From the listing below, work out how many lines contain "this". Reply with that number only.
--- Start STORED RECORDS ---
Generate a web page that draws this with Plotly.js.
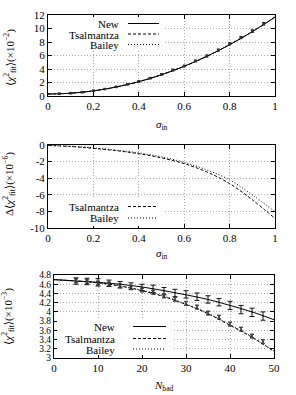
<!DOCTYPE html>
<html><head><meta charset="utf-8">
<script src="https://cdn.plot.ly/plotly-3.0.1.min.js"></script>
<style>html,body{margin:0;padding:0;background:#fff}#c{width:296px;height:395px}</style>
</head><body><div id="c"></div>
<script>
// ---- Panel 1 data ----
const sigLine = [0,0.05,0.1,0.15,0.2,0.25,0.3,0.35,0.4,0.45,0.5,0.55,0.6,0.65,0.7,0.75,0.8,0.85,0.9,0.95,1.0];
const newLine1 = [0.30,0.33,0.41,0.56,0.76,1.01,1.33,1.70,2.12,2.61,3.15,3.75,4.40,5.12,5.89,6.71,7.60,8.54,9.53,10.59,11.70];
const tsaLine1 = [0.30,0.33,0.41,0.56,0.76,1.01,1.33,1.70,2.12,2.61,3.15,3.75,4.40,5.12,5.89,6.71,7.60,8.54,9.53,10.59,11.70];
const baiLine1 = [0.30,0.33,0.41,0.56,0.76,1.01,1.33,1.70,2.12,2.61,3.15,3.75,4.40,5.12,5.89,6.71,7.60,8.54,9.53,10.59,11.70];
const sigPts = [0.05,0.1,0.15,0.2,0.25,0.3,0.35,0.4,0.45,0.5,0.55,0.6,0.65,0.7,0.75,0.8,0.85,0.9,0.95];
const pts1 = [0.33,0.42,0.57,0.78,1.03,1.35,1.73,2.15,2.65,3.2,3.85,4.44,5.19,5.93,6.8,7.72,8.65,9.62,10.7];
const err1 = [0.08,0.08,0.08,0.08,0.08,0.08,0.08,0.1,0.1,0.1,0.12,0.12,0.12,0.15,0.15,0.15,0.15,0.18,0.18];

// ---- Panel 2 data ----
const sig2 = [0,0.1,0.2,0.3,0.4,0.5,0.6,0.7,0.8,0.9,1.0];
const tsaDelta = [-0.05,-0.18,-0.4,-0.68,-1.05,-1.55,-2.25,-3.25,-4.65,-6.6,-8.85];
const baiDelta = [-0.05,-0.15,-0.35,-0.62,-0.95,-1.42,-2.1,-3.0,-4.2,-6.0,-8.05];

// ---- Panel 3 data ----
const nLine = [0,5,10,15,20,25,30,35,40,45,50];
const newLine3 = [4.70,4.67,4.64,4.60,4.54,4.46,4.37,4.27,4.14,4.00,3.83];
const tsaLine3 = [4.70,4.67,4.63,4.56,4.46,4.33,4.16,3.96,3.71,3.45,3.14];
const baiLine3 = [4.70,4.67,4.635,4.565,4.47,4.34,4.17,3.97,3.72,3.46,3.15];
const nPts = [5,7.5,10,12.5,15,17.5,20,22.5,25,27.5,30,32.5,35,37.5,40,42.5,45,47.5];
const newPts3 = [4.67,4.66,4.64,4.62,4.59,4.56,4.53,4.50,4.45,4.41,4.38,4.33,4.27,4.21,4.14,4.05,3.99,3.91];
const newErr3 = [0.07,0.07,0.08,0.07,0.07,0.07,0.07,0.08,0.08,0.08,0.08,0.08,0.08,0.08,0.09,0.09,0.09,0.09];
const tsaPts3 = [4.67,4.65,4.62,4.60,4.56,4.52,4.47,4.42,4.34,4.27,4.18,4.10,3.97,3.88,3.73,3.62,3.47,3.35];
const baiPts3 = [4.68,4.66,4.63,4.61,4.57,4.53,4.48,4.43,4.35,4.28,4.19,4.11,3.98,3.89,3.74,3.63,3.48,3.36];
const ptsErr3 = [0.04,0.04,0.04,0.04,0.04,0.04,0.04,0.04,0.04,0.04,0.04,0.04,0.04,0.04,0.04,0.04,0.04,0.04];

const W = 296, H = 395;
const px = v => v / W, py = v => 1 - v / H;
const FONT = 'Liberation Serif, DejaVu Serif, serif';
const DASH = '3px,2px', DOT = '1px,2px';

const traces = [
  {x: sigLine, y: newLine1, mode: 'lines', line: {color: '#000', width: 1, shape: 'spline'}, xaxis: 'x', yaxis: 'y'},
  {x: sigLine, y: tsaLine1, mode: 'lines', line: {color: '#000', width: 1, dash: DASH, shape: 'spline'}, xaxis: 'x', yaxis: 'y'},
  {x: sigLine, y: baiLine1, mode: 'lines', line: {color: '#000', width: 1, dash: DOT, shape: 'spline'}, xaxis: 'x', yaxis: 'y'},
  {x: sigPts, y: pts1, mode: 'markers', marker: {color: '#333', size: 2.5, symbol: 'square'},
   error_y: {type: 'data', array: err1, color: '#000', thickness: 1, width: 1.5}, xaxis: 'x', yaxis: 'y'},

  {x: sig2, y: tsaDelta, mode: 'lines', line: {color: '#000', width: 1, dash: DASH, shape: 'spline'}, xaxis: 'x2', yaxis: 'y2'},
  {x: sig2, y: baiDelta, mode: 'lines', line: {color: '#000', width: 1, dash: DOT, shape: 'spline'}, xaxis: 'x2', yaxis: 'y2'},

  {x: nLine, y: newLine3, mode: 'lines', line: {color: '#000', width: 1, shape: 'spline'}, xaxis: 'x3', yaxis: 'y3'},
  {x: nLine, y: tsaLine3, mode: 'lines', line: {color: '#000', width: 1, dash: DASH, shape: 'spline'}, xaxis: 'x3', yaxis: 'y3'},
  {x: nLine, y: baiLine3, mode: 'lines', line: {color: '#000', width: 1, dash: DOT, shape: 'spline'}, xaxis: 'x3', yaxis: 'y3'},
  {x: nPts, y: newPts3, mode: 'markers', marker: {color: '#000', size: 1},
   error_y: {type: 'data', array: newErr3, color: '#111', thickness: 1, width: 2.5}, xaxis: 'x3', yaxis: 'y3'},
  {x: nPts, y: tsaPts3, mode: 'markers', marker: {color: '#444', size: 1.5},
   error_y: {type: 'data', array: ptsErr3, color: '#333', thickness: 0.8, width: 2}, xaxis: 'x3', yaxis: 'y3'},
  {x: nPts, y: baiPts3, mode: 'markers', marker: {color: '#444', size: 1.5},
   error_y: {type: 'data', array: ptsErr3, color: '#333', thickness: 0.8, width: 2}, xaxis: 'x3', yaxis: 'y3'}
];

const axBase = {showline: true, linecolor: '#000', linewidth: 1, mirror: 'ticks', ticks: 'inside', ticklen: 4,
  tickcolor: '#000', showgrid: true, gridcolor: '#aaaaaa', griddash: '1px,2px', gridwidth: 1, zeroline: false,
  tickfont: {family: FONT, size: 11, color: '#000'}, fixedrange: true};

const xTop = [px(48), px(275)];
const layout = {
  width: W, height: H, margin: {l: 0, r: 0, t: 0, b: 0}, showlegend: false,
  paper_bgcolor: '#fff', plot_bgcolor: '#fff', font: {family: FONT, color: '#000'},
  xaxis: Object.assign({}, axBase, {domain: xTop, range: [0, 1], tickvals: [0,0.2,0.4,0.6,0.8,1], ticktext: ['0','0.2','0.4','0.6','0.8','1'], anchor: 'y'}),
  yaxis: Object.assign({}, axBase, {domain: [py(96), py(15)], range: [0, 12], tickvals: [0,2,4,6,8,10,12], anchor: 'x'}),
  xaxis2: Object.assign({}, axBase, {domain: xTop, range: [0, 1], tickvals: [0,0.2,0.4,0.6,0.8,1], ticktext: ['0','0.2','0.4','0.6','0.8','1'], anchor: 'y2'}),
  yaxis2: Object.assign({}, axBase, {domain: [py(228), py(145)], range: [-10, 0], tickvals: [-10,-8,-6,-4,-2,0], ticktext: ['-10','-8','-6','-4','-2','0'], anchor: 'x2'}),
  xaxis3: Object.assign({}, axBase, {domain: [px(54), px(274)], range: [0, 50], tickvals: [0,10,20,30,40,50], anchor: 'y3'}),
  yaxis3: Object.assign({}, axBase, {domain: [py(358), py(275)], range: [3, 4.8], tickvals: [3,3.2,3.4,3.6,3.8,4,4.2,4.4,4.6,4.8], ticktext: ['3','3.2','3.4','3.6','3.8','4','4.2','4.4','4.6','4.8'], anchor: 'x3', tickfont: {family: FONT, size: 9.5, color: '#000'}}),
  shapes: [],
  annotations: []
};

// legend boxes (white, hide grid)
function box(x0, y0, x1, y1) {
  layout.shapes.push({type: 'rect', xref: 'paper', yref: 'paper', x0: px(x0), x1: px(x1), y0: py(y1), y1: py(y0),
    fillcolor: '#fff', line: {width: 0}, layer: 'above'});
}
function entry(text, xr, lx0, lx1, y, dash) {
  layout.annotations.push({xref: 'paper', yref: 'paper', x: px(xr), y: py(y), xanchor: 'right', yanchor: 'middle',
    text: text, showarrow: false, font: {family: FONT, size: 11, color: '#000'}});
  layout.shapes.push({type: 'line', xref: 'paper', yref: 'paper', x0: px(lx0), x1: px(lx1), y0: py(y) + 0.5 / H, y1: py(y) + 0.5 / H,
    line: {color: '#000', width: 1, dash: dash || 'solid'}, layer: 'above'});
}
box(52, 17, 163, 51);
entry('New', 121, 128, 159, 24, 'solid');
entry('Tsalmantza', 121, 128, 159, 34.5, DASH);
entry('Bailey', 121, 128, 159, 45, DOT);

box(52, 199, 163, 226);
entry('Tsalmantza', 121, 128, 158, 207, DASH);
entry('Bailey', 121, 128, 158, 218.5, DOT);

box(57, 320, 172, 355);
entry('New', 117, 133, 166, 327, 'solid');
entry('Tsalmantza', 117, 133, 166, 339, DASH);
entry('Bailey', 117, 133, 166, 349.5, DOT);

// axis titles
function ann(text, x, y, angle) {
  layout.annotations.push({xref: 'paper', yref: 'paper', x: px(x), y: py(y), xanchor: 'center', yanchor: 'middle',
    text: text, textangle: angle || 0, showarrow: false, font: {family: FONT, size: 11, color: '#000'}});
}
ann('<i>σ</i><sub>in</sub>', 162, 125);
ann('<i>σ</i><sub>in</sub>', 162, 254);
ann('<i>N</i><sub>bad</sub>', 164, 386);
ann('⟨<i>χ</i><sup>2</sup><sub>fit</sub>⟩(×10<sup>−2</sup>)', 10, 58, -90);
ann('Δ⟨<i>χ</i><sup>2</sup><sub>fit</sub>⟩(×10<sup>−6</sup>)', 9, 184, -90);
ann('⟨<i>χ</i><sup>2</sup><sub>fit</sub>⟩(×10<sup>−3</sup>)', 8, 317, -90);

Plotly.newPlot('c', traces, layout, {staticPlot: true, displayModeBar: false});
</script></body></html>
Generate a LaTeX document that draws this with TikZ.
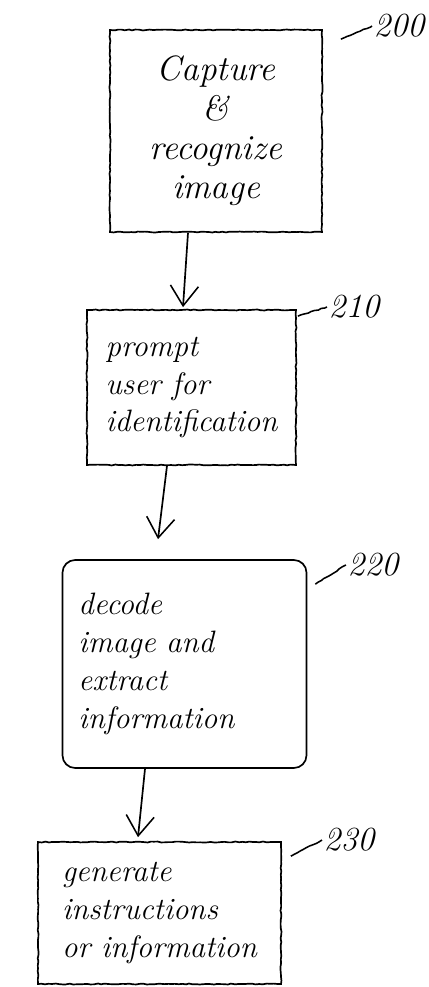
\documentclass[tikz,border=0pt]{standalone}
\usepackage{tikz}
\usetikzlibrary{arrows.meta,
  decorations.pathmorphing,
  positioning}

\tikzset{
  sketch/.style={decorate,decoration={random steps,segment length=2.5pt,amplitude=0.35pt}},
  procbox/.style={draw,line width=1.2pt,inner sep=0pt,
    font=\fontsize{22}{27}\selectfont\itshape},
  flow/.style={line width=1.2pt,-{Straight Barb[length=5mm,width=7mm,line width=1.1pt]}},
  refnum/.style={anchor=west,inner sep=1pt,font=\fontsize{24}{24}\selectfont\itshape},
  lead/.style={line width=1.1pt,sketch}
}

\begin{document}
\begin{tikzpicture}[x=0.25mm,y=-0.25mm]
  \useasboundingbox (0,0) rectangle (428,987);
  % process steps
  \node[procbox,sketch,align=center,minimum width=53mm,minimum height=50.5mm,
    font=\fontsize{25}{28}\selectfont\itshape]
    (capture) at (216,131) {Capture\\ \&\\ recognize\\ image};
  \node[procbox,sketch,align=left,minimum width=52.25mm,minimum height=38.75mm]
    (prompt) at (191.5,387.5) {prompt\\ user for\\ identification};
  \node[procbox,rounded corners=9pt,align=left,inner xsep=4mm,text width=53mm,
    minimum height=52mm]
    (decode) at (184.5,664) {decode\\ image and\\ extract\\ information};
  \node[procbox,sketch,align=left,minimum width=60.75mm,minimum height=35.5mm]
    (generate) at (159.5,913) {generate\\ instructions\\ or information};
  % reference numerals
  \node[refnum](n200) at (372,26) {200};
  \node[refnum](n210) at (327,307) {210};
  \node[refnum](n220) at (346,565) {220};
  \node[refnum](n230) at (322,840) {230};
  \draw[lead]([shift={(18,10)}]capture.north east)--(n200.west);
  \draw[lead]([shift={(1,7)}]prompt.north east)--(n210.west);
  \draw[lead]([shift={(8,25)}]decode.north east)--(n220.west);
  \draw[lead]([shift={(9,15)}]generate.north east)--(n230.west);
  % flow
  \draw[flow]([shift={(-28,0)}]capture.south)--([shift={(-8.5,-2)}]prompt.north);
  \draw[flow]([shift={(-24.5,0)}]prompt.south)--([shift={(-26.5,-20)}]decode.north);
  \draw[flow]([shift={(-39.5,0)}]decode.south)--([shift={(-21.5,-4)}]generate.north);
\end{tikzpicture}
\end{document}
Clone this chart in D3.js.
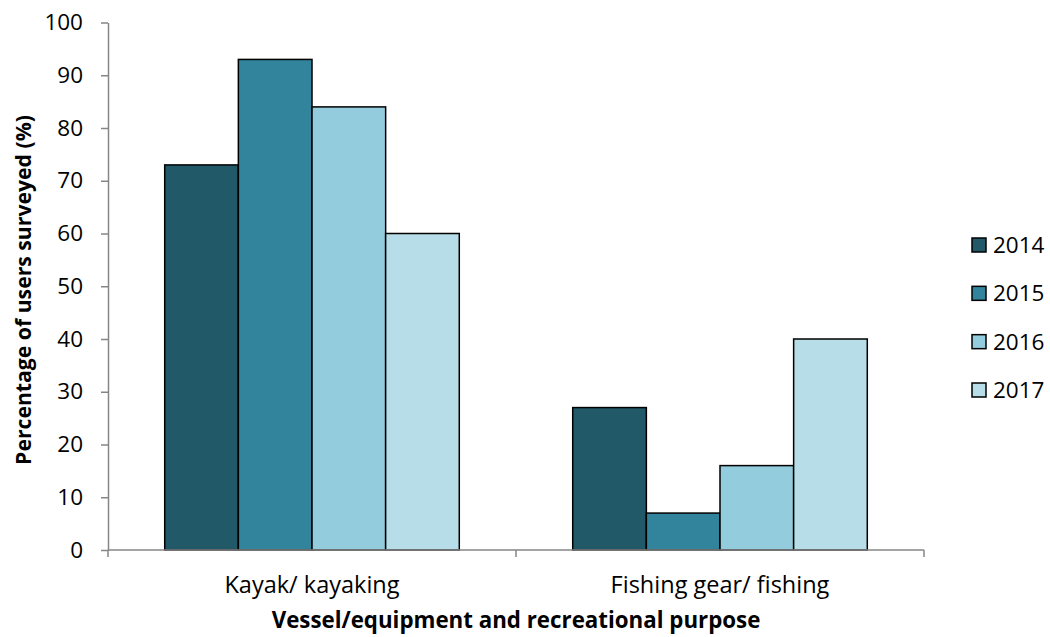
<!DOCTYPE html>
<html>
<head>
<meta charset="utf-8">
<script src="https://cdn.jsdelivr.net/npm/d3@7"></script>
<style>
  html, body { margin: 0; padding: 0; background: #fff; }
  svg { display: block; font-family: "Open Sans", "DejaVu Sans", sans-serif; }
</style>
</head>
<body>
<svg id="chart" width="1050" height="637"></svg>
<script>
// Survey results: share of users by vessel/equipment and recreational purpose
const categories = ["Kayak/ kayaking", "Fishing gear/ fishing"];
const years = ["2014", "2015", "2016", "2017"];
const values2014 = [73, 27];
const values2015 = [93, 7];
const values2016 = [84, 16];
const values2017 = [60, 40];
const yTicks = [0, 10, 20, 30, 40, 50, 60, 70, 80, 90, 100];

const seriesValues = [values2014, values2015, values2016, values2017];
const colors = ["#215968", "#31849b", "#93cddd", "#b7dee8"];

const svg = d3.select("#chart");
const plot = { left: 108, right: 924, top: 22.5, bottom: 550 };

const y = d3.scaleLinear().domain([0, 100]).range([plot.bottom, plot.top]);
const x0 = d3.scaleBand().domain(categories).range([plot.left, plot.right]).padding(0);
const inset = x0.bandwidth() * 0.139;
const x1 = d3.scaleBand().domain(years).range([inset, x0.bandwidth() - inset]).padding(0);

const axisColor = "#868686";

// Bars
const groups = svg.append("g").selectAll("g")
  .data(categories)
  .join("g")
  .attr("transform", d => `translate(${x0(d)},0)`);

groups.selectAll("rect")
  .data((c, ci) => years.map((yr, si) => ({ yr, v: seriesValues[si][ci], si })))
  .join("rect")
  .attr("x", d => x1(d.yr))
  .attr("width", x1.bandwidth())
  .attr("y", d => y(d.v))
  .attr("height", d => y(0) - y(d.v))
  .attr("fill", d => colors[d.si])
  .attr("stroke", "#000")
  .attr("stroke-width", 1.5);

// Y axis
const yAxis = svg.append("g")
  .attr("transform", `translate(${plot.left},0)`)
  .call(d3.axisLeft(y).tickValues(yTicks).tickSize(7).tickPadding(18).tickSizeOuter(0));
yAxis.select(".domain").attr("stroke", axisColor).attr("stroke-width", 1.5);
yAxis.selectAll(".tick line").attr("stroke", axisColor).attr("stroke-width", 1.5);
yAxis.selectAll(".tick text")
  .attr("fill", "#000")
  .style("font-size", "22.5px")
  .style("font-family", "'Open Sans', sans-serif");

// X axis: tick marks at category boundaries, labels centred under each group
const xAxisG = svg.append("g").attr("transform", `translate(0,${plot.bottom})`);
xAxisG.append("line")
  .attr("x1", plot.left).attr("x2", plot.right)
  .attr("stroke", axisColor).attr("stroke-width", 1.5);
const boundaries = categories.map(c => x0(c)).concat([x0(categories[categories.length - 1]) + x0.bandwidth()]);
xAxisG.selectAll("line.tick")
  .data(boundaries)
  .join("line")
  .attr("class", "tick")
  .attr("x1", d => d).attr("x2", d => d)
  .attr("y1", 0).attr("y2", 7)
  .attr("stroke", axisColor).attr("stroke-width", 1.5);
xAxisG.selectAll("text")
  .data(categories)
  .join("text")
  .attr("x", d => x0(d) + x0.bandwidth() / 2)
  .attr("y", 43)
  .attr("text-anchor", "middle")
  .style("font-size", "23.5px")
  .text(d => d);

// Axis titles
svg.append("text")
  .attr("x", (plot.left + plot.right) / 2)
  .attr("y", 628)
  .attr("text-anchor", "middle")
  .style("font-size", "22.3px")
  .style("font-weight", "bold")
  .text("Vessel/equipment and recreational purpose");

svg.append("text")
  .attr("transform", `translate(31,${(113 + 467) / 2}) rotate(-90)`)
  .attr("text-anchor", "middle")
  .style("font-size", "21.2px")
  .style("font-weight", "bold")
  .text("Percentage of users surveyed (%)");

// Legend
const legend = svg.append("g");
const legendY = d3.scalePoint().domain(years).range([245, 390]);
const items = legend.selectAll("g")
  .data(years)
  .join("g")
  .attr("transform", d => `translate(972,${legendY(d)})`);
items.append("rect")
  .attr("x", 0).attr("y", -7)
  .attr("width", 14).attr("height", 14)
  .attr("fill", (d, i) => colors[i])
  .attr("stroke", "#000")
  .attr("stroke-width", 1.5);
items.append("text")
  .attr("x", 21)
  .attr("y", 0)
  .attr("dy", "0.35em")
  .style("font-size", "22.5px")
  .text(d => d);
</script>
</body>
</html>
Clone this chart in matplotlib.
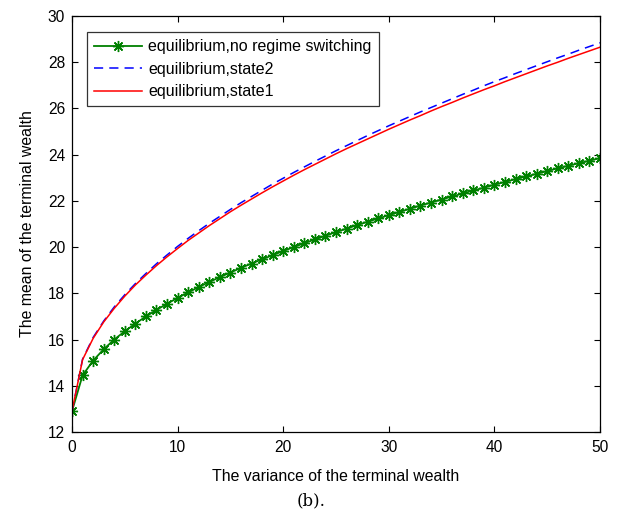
--- End STORED RECORDS ---
### EXERCISE ANSWER
4